## What to produce
Omit all pictures, then retype the data exactly as given.

start Material provided

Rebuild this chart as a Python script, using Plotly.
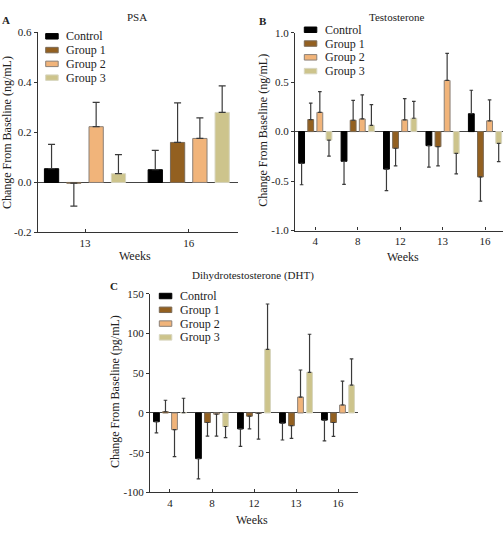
import plotly.graph_objects as go

W, H = 503, 533

groups = ["Control", "Group 1", "Group 2", "Group 3"]
colors = ["#000000", "#936020", "#f1b47a", "#cdc48c"]
outline = ["#000000", "#7b6a55", "#8a8078", "#d8d6c0"]

# Panel A: PSA (ng/mL)
psa_weeks = ["13", "16"]
psa_mean = {
    "Control": [0.055, 0.051],
    "Group 1": [-0.003, 0.160],
    "Group 2": [0.223, 0.176],
    "Group 3": [0.035, 0.280],
}
psa_err = {
    "Control": [0.097, 0.077],
    "Group 1": [0.092, 0.158],
    "Group 2": [0.097, 0.082],
    "Group 3": [0.076, 0.106],
}

# Panel B: Testosterone (ng/mL)
weeks = ["4", "8", "12", "13", "16"]
tes_mean = {
    "Control": [-0.320, -0.300, -0.379, -0.142, 0.181],
    "Group 1": [0.122, 0.115, -0.168, -0.152, -0.458],
    "Group 2": [0.194, 0.128, 0.119, 0.517, 0.109],
    "Group 3": [-0.086, 0.063, 0.135, -0.221, -0.119],
}
tes_err = {
    "Control": [0.217, 0.234, 0.217, 0.217, 0.237],
    "Group 1": [0.165, 0.201, 0.178, 0.194, 0.244],
    "Group 2": [0.211, 0.244, 0.214, 0.274, 0.211],
    "Group 3": [0.161, 0.210, 0.171, 0.207, 0.184],
}

# Panel C: DHT (pg/mL)
dht_mean = {
    "Control": [-11, -57.4, -20, -12.7, -9],
    "Group 1": [1.5, -12, -4, -16, -12],
    "Group 2": [-21, -1.5, -0.5, 20, 10],
    "Group 3": [0.5, -17, 80, 51, 35],
}
dht_err = {
    "Control": [14, 25.6, 22, 21.3, 26],
    "Group 1": [14.5, 17, 16, 16, 17.5],
    "Group 2": [34, 27.5, 32.5, 34, 30],
    "Group 3": [18, 14, 57, 48, 33],
}

psa_ticks = [-0.2, 0.0, 0.2, 0.4, 0.6]
psa_ticktext = ["-0.2", "0.0", "0.2", "0.4", "0.6"]
tes_ticks = [-1.0, -0.5, 0.0, 0.5, 1.0]
tes_ticktext = ["-1.0", "-0.5", "0.0", "0.5", "1.0"]
dht_ticks = [-100, -50, 0, 50, 100, 150]
dht_ticktext = ["-100", "-50", "0", "50", "100", "150"]

FONT = "Liberation Serif"
TXT = "#222222"


def px(x):
    return x / W


def py(y):
    return (H - y) / H


fig = go.Figure()

panels = [
    ("x", "y", psa_weeks, psa_mean, psa_err, 3.5),
    ("x2", "y2", weeks, tes_mean, tes_err, 1.8),
    ("x3", "y3", weeks, dht_mean, dht_err, 1.8),
]

for xa, ya, cats, means, errs, capw in panels:
    for g, c, oc in zip(groups, colors, outline):
        m = means[g]
        e = errs[g]
        plus = [ei if mi >= 0 else 0 for mi, ei in zip(m, e)]
        minus = [ei if mi < 0 else 0 for mi, ei in zip(m, e)]
        fig.add_trace(go.Bar(
            x=cats, y=m, name=g, xaxis=xa, yaxis=ya, showlegend=False,
            marker=dict(color=c, line=dict(color=oc, width=1)),
            error_y=dict(type="data", symmetric=False, array=plus, arrayminus=minus,
                         color="#3a3a3a", thickness=1.2, width=capw),
        ))

axis_common = dict(showline=True, linecolor="#333333", linewidth=1.2,
                   showgrid=False, tickfont=dict(family=FONT, size=11, color=TXT),
                   tickcolor="#333333", fixedrange=True)

fig.update_layout(
    width=W, height=H,
    margin=dict(l=0, r=0, t=0, b=0),
    paper_bgcolor="white", plot_bgcolor="white",
    barmode="group", bargap=0.14, bargroupgap=0.36,
    font=dict(family=FONT, color=TXT),
    xaxis=dict(domain=[px(37.7), px(238)], anchor="y", range=[-0.456, 1.475],
               ticks="inside", ticklen=3, **axis_common),
    yaxis=dict(domain=[py(231.7), py(27)], anchor="x", range=[-0.2, 0.6],
               tickvals=psa_ticks, ticktext=psa_ticktext, ticks="outside", ticklen=3,
               zeroline=True, zerolinecolor="#444444", zerolinewidth=1.2, **axis_common),
    xaxis2=dict(domain=[px(295), 1.0], anchor="y2", range=[-0.478, 4.424],
                ticks="inside", ticklen=3, **axis_common),
    yaxis2=dict(domain=[py(229.7), py(27.3)], anchor="x2", range=[-1.0, 1.0],
                tickvals=tes_ticks, ticktext=tes_ticktext, ticks="outside", ticklen=3,
                zeroline=True, zerolinecolor="#444444", zerolinewidth=1.2, **axis_common),
    xaxis3=dict(domain=[px(150), px(358)], anchor="y3", range=[-0.476, 4.476],
                ticks="inside", ticklen=3, **axis_common),
    yaxis3=dict(domain=[py(497.7), py(294.3)], anchor="x3", range=[-100, 150],
                tickvals=dht_ticks, ticktext=dht_ticktext, ticks="outside", ticklen=3,
                zeroline=True, zerolinecolor="#444444", zerolinewidth=1.2, **axis_common),
)

ann = []


def text(x, y, s, size=12, angle=0, bold=False, xanchor="center"):
    ann.append(dict(x=px(x), y=py(y), xref="paper", yref="paper", text=("<b>%s</b>" % s) if bold else s,
                    showarrow=False, xanchor=xanchor, yanchor="middle", textangle=angle,
                    font=dict(family=FONT, size=size, color=TXT)))


# panel letters & titles
text(5.5, 14, "A", 11, bold=True)
text(263.3, 15, "B", 11, bold=True)
text(113.8, 286, "C", 11, bold=True)
text(136.7, 11.7, "PSA", 11)
text(396.7, 11, "Testosterone", 11)
text(253.3, 276, "Dihydrotestosterone (DHT)", 11)
# axis titles
text(7, 130, "Change From Baseline (ng/mL)", 12, angle=-90)
text(262.7, 127, "Change From Baseline (ng/mL)", 12, angle=-90)
text(115, 395, "Change From Baseline (pg/mL)", 12, angle=-90)
text(135, 256, "Weeks", 12)
text(403, 256.7, "Weeks", 12)
text(251.7, 526, "Weeks", 12)

# legends (swatch + label) for each panel
shapes = []
legend_specs = [
    (45.7, 31.0),
    (304.3, 24.3),
    (159.3, 296.7),
]
row_gap = 14.1
for lx, ly in legend_specs:
    for i, (g, c, oc) in enumerate(zip(groups, colors, outline)):
        yc = ly + i * row_gap
        shapes.append(dict(type="rect", xref="paper", yref="paper",
                           x0=px(lx), x1=px(lx + 12.5), y0=py(yc + 2.8), y1=py(yc - 2.8),
                           fillcolor=c, line=dict(color=oc, width=1)))
        text(lx + 18.5, yc, g, 12, xanchor="left")

fig.update_layout(annotations=ann, shapes=shapes)

fig.write_html("out.html")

end Material provided

## Solution below
Rebuild this chart as a Python script, using Plotly.
import plotly.graph_objects as go

W, H = 503, 533

groups = ["Control", "Group 1", "Group 2", "Group 3"]
colors = ["#000000", "#936020", "#f1b47a", "#cdc48c"]
outline = ["#000000", "#7b6a55", "#8a8078", "#d8d6c0"]

# Panel A: PSA (ng/mL)
psa_weeks = ["13", "16"]
psa_mean = {
    "Control": [0.055, 0.051],
    "Group 1": [-0.003, 0.160],
    "Group 2": [0.223, 0.176],
    "Group 3": [0.035, 0.280],
}
psa_err = {
    "Control": [0.097, 0.077],
    "Group 1": [0.092, 0.158],
    "Group 2": [0.097, 0.082],
    "Group 3": [0.076, 0.106],
}

# Panel B: Testosterone (ng/mL)
weeks = ["4", "8", "12", "13", "16"]
tes_mean = {
    "Control": [-0.320, -0.300, -0.379, -0.142, 0.181],
    "Group 1": [0.122, 0.115, -0.168, -0.152, -0.458],
    "Group 2": [0.194, 0.128, 0.119, 0.517, 0.109],
    "Group 3": [-0.086, 0.063, 0.135, -0.221, -0.119],
}
tes_err = {
    "Control": [0.217, 0.234, 0.217, 0.217, 0.237],
    "Group 1": [0.165, 0.201, 0.178, 0.194, 0.244],
    "Group 2": [0.211, 0.244, 0.214, 0.274, 0.211],
    "Group 3": [0.161, 0.210, 0.171, 0.207, 0.184],
}

# Panel C: DHT (pg/mL)
dht_mean = {
    "Control": [-11, -57.4, -20, -12.7, -9],
    "Group 1": [1.5, -12, -4, -16, -12],
    "Group 2": [-21, -1.5, -0.5, 20, 10],
    "Group 3": [0.5, -17, 80, 51, 35],
}
dht_err = {
    "Control": [14, 25.6, 22, 21.3, 26],
    "Group 1": [14.5, 17, 16, 16, 17.5],
    "Group 2": [34, 27.5, 32.5, 34, 30],
    "Group 3": [18, 14, 57, 48, 33],
}

psa_ticks = [-0.2, 0.0, 0.2, 0.4, 0.6]
psa_ticktext = ["-0.2", "0.0", "0.2", "0.4", "0.6"]
tes_ticks = [-1.0, -0.5, 0.0, 0.5, 1.0]
tes_ticktext = ["-1.0", "-0.5", "0.0", "0.5", "1.0"]
dht_ticks = [-100, -50, 0, 50, 100, 150]
dht_ticktext = ["-100", "-50", "0", "50", "100", "150"]

FONT = "Liberation Serif"
TXT = "#222222"


def px(x):
    return x / W


def py(y):
    return (H - y) / H


fig = go.Figure()

panels = [
    ("x", "y", psa_weeks, psa_mean, psa_err, 3.5),
    ("x2", "y2", weeks, tes_mean, tes_err, 1.8),
    ("x3", "y3", weeks, dht_mean, dht_err, 1.8),
]

for xa, ya, cats, means, errs, capw in panels:
    for g, c, oc in zip(groups, colors, outline):
        m = means[g]
        e = errs[g]
        plus = [ei if mi >= 0 else 0 for mi, ei in zip(m, e)]
        minus = [ei if mi < 0 else 0 for mi, ei in zip(m, e)]
        fig.add_trace(go.Bar(
            x=cats, y=m, name=g, xaxis=xa, yaxis=ya, showlegend=False,
            marker=dict(color=c, line=dict(color=oc, width=1)),
            error_y=dict(type="data", symmetric=False, array=plus, arrayminus=minus,
                         color="#3a3a3a", thickness=1.2, width=capw),
        ))

axis_common = dict(showline=True, linecolor="#333333", linewidth=1.2,
                   showgrid=False, tickfont=dict(family=FONT, size=11, color=TXT),
                   tickcolor="#333333", fixedrange=True)

fig.update_layout(
    width=W, height=H,
    margin=dict(l=0, r=0, t=0, b=0),
    paper_bgcolor="white", plot_bgcolor="white",
    barmode="group", bargap=0.14, bargroupgap=0.36,
    font=dict(family=FONT, color=TXT),
    xaxis=dict(domain=[px(37.7), px(238)], anchor="y", range=[-0.456, 1.475],
               ticks="inside", ticklen=3, **axis_common),
    yaxis=dict(domain=[py(231.7), py(27)], anchor="x", range=[-0.2, 0.6],
               tickvals=psa_ticks, ticktext=psa_ticktext, ticks="outside", ticklen=3,
               zeroline=True, zerolinecolor="#444444", zerolinewidth=1.2, **axis_common),
    xaxis2=dict(domain=[px(295), 1.0], anchor="y2", range=[-0.478, 4.424],
                ticks="inside", ticklen=3, **axis_common),
    yaxis2=dict(domain=[py(229.7), py(27.3)], anchor="x2", range=[-1.0, 1.0],
                tickvals=tes_ticks, ticktext=tes_ticktext, ticks="outside", ticklen=3,
                zeroline=True, zerolinecolor="#444444", zerolinewidth=1.2, **axis_common),
    xaxis3=dict(domain=[px(150), px(358)], anchor="y3", range=[-0.476, 4.476],
                ticks="inside", ticklen=3, **axis_common),
    yaxis3=dict(domain=[py(497.7), py(294.3)], anchor="x3", range=[-100, 150],
                tickvals=dht_ticks, ticktext=dht_ticktext, ticks="outside", ticklen=3,
                zeroline=True, zerolinecolor="#444444", zerolinewidth=1.2, **axis_common),
)

ann = []


def text(x, y, s, size=12, angle=0, bold=False, xanchor="center"):
    ann.append(dict(x=px(x), y=py(y), xref="paper", yref="paper", text=("<b>%s</b>" % s) if bold else s,
                    showarrow=False, xanchor=xanchor, yanchor="middle", textangle=angle,
                    font=dict(family=FONT, size=size, color=TXT)))


# panel letters & titles
text(5.5, 14, "A", 11, bold=True)
text(263.3, 15, "B", 11, bold=True)
text(113.8, 286, "C", 11, bold=True)
text(136.7, 11.7, "PSA", 11)
text(396.7, 11, "Testosterone", 11)
text(253.3, 276, "Dihydrotestosterone (DHT)", 11)
# axis titles
text(7, 130, "Change From Baseline (ng/mL)", 12, angle=-90)
text(262.7, 127, "Change From Baseline (ng/mL)", 12, angle=-90)
text(115, 395, "Change From Baseline (pg/mL)", 12, angle=-90)
text(135, 256, "Weeks", 12)
text(403, 256.7, "Weeks", 12)
text(251.7, 526, "Weeks", 12)

# legends (swatch + label) for each panel
shapes = []
legend_specs = [
    (45.7, 31.0),
    (304.3, 24.3),
    (159.3, 296.7),
]
row_gap = 14.1
for lx, ly in legend_specs:
    for i, (g, c, oc) in enumerate(zip(groups, colors, outline)):
        yc = ly + i * row_gap
        shapes.append(dict(type="rect", xref="paper", yref="paper",
                           x0=px(lx), x1=px(lx + 12.5), y0=py(yc + 2.8), y1=py(yc - 2.8),
                           fillcolor=c, line=dict(color=oc, width=1)))
        text(lx + 18.5, yc, g, 12, xanchor="left")

fig.update_layout(annotations=ann, shapes=shapes)

fig.write_html("out.html")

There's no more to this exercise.